Aaron Bady, a postdoctoral fellow at UT-Austin and cultural critic, has an editorial in Aljazeera America arguing why public universities should be free. Bady goes into the history of the California Master Plan for Higher Education, which was developed by the UC Regents and State Board of Education in the 1960s and noted that: "The two governing boards reaffirm[ed] the long established principle that state colleges and the University of California shall be tuition free to all residents of the state." Then, there was a clear cost distinction between public colleges and private colleges, which has become muddied today.
I've heard lots of reasons for why a students choose to go to specific colleges, but this is the first time I've heard someone say they chose to go to a school because they were trusted with priceless works of art to decorate their dorm rooms with (Oberlin College's Art Rental program began in 1940 and allows students to borrow art for $5; students line up more than 22 hours in advance for this privilege). There is also a student who says he decided to stay at Lawrence University in Appleton, Wis. instead of transferring to one of the Ivies because Lawrence hosts The Great Midwest Trivia Contest, a 50-hour Internet-broadcast trivia event held every January. At William and Mary, students love the Raft Debates, in which professors pretend they're stranded on a deserted island and argue why their discipline will save humanity (see this episode of This American Life). I chose my school mostly because it was affordable and had a good reputation, but if money weren't an issue, I suppose I would have taken these kinds of campus traditions and offerings into account.
What kind of job are you going to get with a liberal arts degree? It's a question a lot of parents ask their college-aged kids, especially if they're the ones paying for college. And it's a fair question to ask! Getting a good college education and expanding your intellectual horizons is important, but so is getting a job, and there's no reason why those two things should compete with one another, as Susan Dominus's story in The New York Times Magazine showed this weekend.
At HASTAC, Cathy Davidson, a professor at Duke University, has a great post about What We Talk About When We Talk About Why College Costs So Much.
Imagine being a graduating college student and hearing this commencement speech by Richard Cohen. Of course, college is about education. But the student debt crisis is also a real thing, and although Cohen notes that those figures shouldn't be dismissed, he does a pretty good job of dismissing them anyway
In an effort to get feedback on President Obama's plans to develop a federal college ratings system, the Education Department hosted the first in a series of public forums yesterday at California State University Dominguez Hills.
At Jacobin, two members of Strike Debt, Ann Larson and Michael Checque, argue that "Pay It Forward, Pay It Back" is a the "neoliberal solution" with lots of problems to figure out, and what we should really be fighting for is free education for all with no strings attached.
When I was in high school, my parents encouraged me to apply to every scholarship I was eligible for, and the ones I did get were from small organizations, like the Asian American Scholarship Fund. If I had known about a scholarship for young "Magic: The Gathering" players, I would have been all over it.

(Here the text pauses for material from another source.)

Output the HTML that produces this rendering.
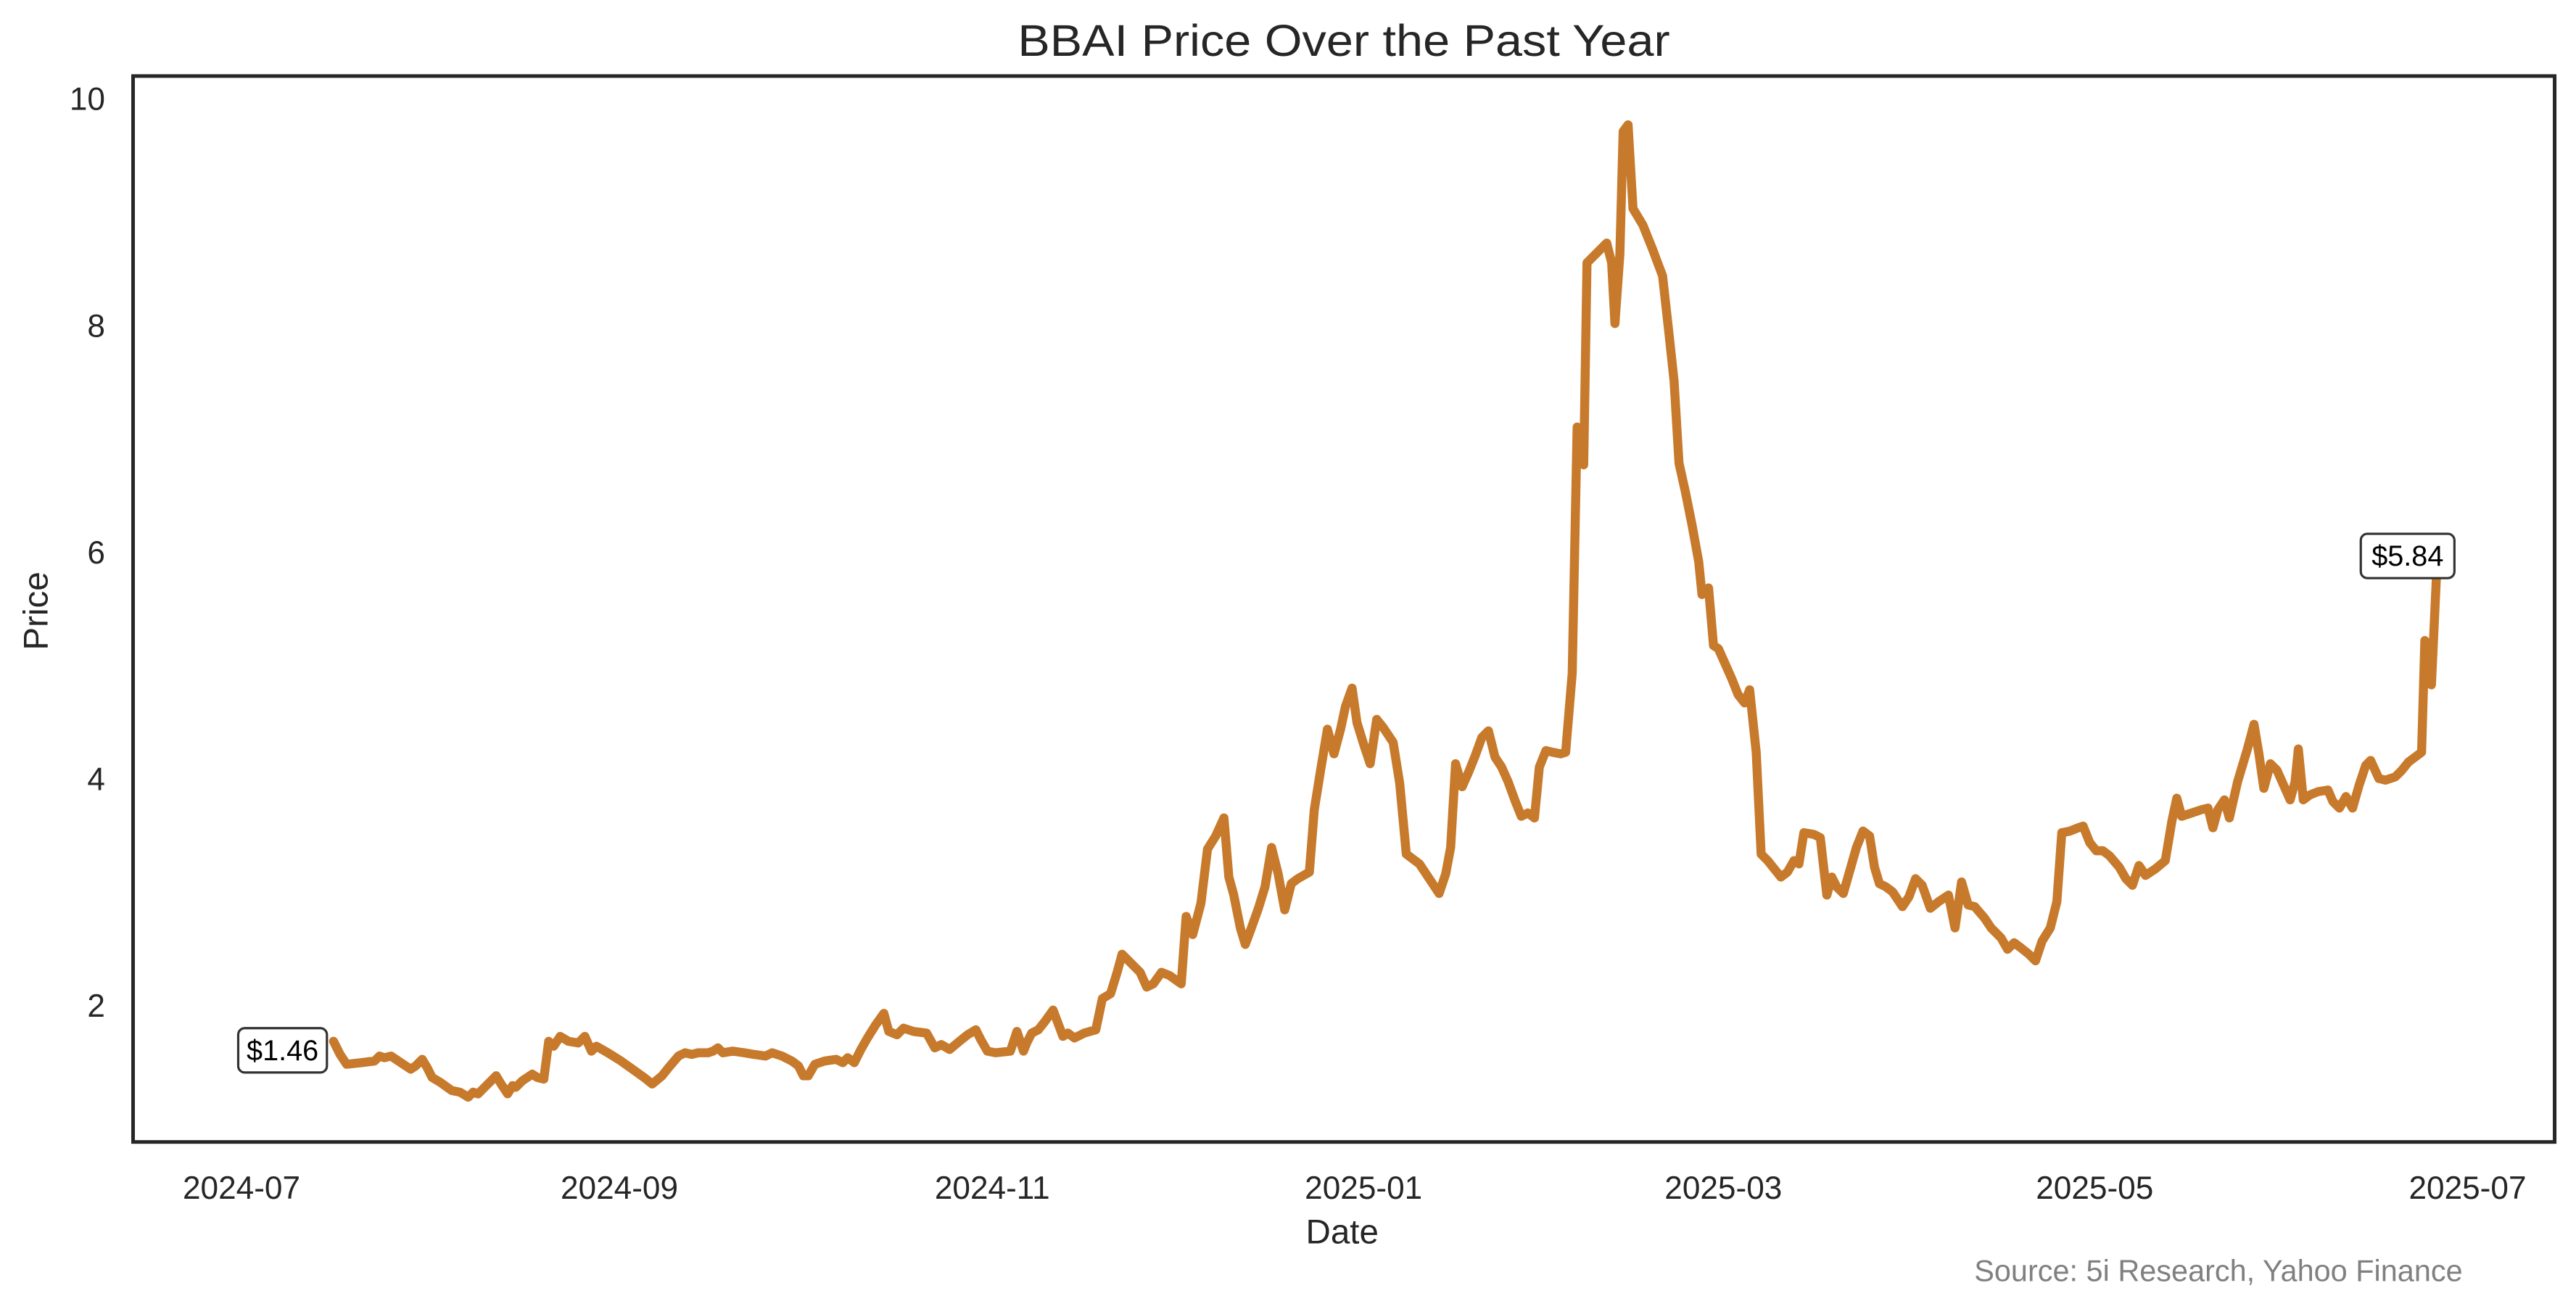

Maria Bustillos took a seven-week MOOC AKA Massive Open Online Courses AKA the thing some colleges are considering implementing for credit to address shrinking state budgets. She took a course by Andrew Szegedy-Maszak ("Professor Andy"), a highly respected and well-liked educator ("listening to the voice of Andrew Szegedy-Maszak is exactly like soaking in a huge stone bath scented with rose petals while being fed grapes and gently serenaded by a distant lute"). The result: The MOOC was like watching a really engaging documentary and walking away a much more informed person, but it couldn't compare with taking Professor Andy's class in-person and benefitting from the critical thinking gained from discussion sessions. Plus, as Maria explains, the experience is much different for someone who has already completed college ("it's relatively easy to learn about complicated subjects, online or off, if you already have the discipline and research skills to follow through, abilities that educated adults already possess").
Colleges say they don't really think too much about their U.S. News rankings, but of course that's not true. Whether or not those rankings matter is a whole 'nother discussion. Chicago Magazine examines the University of Chicago's recent dip in rankings (from 4 to tied to 5, behind Princeton, Harvard, Yale, and Columbia) and what the university has been doing to maintain its prestige.
Reading this story about college students at the University of Toronto bribing fellow students with cash so that they can enroll in a full class takes me back to my college days when you just had to show up to to class you wanted if it was full and hope that another student dropped it so you could take her place. From what I could tell, no bribing ever took place, though I imagine it would have been pretty effective.
At the Washington Post, Dylan Matthews has been writing a series called "The Tuition is Too Damn High" (his previous columns are conveniently listed in a box) and yesterday, he looked at how updating facilities to lure students with deep pockets may be contributing to the rising cost of college. Of course, this kind of argument has been made time and again, but at least Matthews considers some data this time around.
You know how much I love a good survey. According to Joshua Carp, The GradPay project asks master's and Ph.D. students about the kind of work they do, how much they're paid, and what kind of benefits, health or otherwise, they receive.